Lynn Webster, conseillère à la retraite de 74 ans, originaire de Dordogne, a déclaré : « Nous cherchons des conseils pour clarifier notre situation si les plaintes déposées auprès de la Commission n’aboutissent pas. Notre dernier recours serait de retourner au Royaume-Uni.
« Je connais d’autres Britanniques qui ne s’installeraient pas ici à cause de ces règles et une personne de notre village a annulé un achat à cause de cette loi. »
Un autre lecteur, âgé de 70 ans, a déclaré : « Mes cinq enfants seraient consultés en vertu de cette loi ridicule et inéquitable.
« L’un d’entre eux est injoignable et au moins un ou deux autres, j’en suis presque sûr, ne coopéreront pas.
« Ma femme risque donc de perdre 75 % de la valeur de ma succession, la laissant dans une situation intolérable.
« Une option serait de vendre maintenant et d’acheter une autre maison en y insérant une tontine, mais cela entraînerait jusqu’à 40 000 € de taxes et de frais de notaire. C’est une atteinte directe aux droits de l’homme de ma femme – d’autant plus qu’aucun de mes enfants n’a vécu en France. »
Lynn Birtles, 77 ans, qui dirige un B&B en Normandie, a déclaré : « Certains de nos amis sont retournés au Royaume-Uni à cause de cette règle.
« Nous voulons savoir où nous en sommes. Je ne comprends pas le retard de la Commission. »
Un lecteur de Dordogne, qui a requis l’anonymat, fait partie des personnes visées par la plainte groupée et a souligné l’importance de son choix du droit néerlandais.
« La plupart des Néerlandais pensent qu’ils n’ont aucun problème à rédiger un testament conformément à la loi néerlandaise. En substance, les enfants ne peuvent pas réclamer leur part d’argent ou une maison à un parent ou beau-parent restant, mais ce n’est pas correct si la loi française de 2021 prévaut. »
« Les élections européennes provoquent des retards »
Le notaire François Trémosa, qui faisait partie des experts qui ont aidé la Commission européenne dans la préparation du règlement sur les successions, a déclaré : « Je ne sais pas quelle a été la réponse de la France à la Commission car elle est confidentielle mais elle a sans doute donné une mauvaise réponse car la loi ne tient pas la route.
« La Commission va donc devoir décider si elle va ou non engager une procédure d’infraction. Je ne serais pas surpris qu’elle le fasse, mais il y a eu des élections européennes et une nouvelle Commission est en train d’être constituée (Note de l’éditeur : les 27 commissaires européens sont nommés pour un mandat de cinq ans).
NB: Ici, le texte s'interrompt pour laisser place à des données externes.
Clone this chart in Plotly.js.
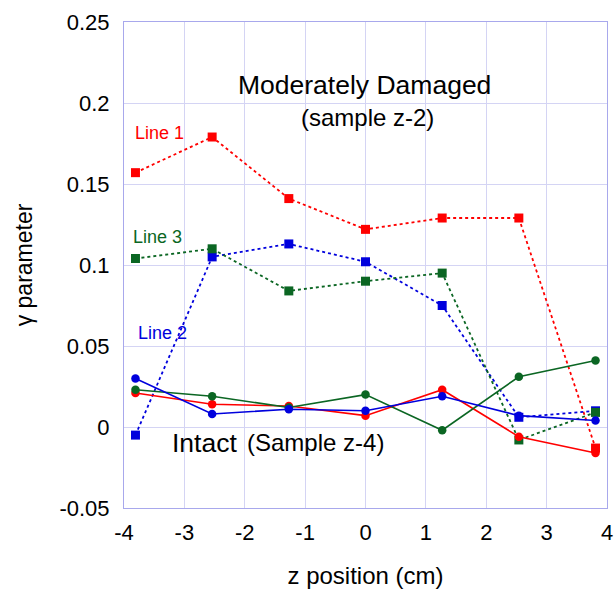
<!DOCTYPE html>
<html>
<head>
<meta charset="utf-8">
<script src="https://cdn.plot.ly/plotly-3.0.1.min.js"></script>
<style>html,body{margin:0;padding:0;background:#fff;}#chart{width:614px;height:589px;}</style>
</head>
<body>
<div id="chart"></div>
<script>
// z positions (cm)
const zPos = [-3.81, -2.54, -1.27, 0, 1.27, 2.54, 3.81];

// Moderately damaged sample z-2 (dotted, squares)
const damagedLine1 = [0.157, 0.179, 0.141, 0.122, 0.129, 0.129, -0.013];
const damagedLine2 = [-0.005, 0.105, 0.113, 0.102, 0.075, 0.006, 0.010];
const damagedLine3 = [0.104, 0.110, 0.084, 0.090, 0.095, -0.008, 0.009];

// Intact sample z-4 (solid, circles)
const intactLine1 = [0.021, 0.014, 0.013, 0.007, 0.023, -0.006, -0.016];
const intactLine2 = [0.030, 0.008, 0.011, 0.010, 0.019, 0.007, 0.004];
const intactLine3 = [0.023, 0.019, 0.012, 0.020, -0.002, 0.031, 0.041];

const xTickVals = [-4, -3, -2, -1, 0, 1, 2, 3, 4];
const yTickVals = [-0.05, 0, 0.05, 0.1, 0.15, 0.2, 0.25];
const yTickText = ['-0.05', '0', '0.05', '0.1', '0.15', '0.2', '0.25'];

const RED = '#ff0000', BLUE = '#0000dd', GREEN = '#0b6623';

function dotted(y, c) {
  return {x: zPos, y: y, mode: 'lines+markers', type: 'scatter',
    line: {color: c, width: 1.8, dash: 'dot'},
    marker: {symbol: 'square', size: 9, color: c}};
}
function solid(y, c) {
  return {x: zPos, y: y, mode: 'lines+markers', type: 'scatter',
    line: {color: c, width: 1.6},
    marker: {symbol: 'circle', size: 8.5, color: c}};
}

const data = [
  dotted(damagedLine1, RED),
  dotted(damagedLine2, BLUE),
  dotted(damagedLine3, GREEN),
  solid(intactLine1, RED),
  solid(intactLine3, GREEN),
  solid(intactLine2, BLUE)
];

const font = 'Liberation Sans, Arial, sans-serif';
const layout = {
  width: 614, height: 589,
  margin: {l: 124, r: 7, t: 22, b: 81},
  paper_bgcolor: '#fff', plot_bgcolor: '#fff',
  showlegend: false,
  font: {family: font, color: '#000'},
  xaxis: {
    range: [-4, 4], tickvals: xTickVals, ticktext: xTickVals.map(String),
    showgrid: true, gridcolor: '#d4d4f4', gridwidth: 1,
    zeroline: false, showline: true, mirror: true, linecolor: '#a8a8ec', linewidth: 1,
    ticks: '', ticklabelstandoff: 5,
    tickfont: {size: 22, family: font, color: '#000'},
    title: {text: 'z position (cm)', font: {size: 24, family: font, color: '#000'}, standoff: 22}
  },
  yaxis: {
    range: [-0.05, 0.25], tickvals: yTickVals, ticktext: yTickText,
    showgrid: true, gridcolor: '#d4d4f4', gridwidth: 1,
    zeroline: false, showline: true, mirror: true, linecolor: '#a8a8ec', linewidth: 1,
    ticks: '', ticklabelstandoff: 9,
    tickfont: {size: 22, family: font, color: '#000'},
    title: {text: 'γ parameter', font: {size: 23, family: font, color: '#000'}, standoff: 20}
  },
  annotations: [
    {text: 'Moderately Damaged', x: -0.018, y: 0.211, xref: 'x', yref: 'y', showarrow: false,
     font: {size: 26.5, family: font, color: '#000'}},
    {text: '(sample z-2)', x: 0.04, y: 0.191, xref: 'x', yref: 'y', showarrow: false,
     font: {size: 24, family: font, color: '#000'}},
    {text: 'Line 1', x: -3.41, y: 0.1815, xref: 'x', yref: 'y', showarrow: false,
     font: {size: 18, family: font, color: RED}},
    {text: 'Line 3', x: -3.445, y: 0.117, xref: 'x', yref: 'y', showarrow: false,
     font: {size: 18, family: font, color: GREEN}},
    {text: 'Line 2', x: -3.37, y: 0.058, xref: 'x', yref: 'y', showarrow: false,
     font: {size: 18, family: font, color: BLUE}},
    {text: 'Intact', x: -2.667, y: -0.0098, xref: 'x', yref: 'y', showarrow: false,
     font: {size: 26.5, family: font, color: '#000'}},
    {text: '(Sample z-4)', x: -0.83, y: -0.0098, xref: 'x', yref: 'y', showarrow: false,
     font: {size: 24, family: font, color: '#000'}}
  ]
};

Plotly.newPlot('chart', data, layout, {displayModeBar: false, staticPlot: true});
</script>
</body>
</html>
« La décision sera probablement suspendue jusqu’à ce que tout fonctionne à nouveau normalement. J’espère que ce sera d’ici la fin de l’année. »
Me Trémosa, de Ramonville-Saint-Agne, près de Toulouse, a déclaré que l’ordre des notaires s’opposait à la loi de 2021.
«Lors des auditions préliminaires avant le débat des députés, nous avons indiqué que la proposition posait des problèmes mais nous n’avons pas été écoutés», a-t-il déclaré.
« Nous avons des clients qui sont en difficulté à cause de ces règles.
« J’espère que tout sera réglé correctement, mais il faudra peut-être attendre deux, cinq ou dix ans avant que cela ne soit fait, soit parce que la Commission prend des mesures, soit parce qu’une personne concernée par une procédure de succession (par exemple la personne qui entend hériter en vertu d’un testament de droit étranger) conteste leur validité. »
Les options du droit français ne sont pas toujours utiles, laissant les notaires avec le sentiment d’être « bloqués et espérant que cette loi disparaisse », a-t-il ajouté.
Aucun changement ne devrait être rétrospectif.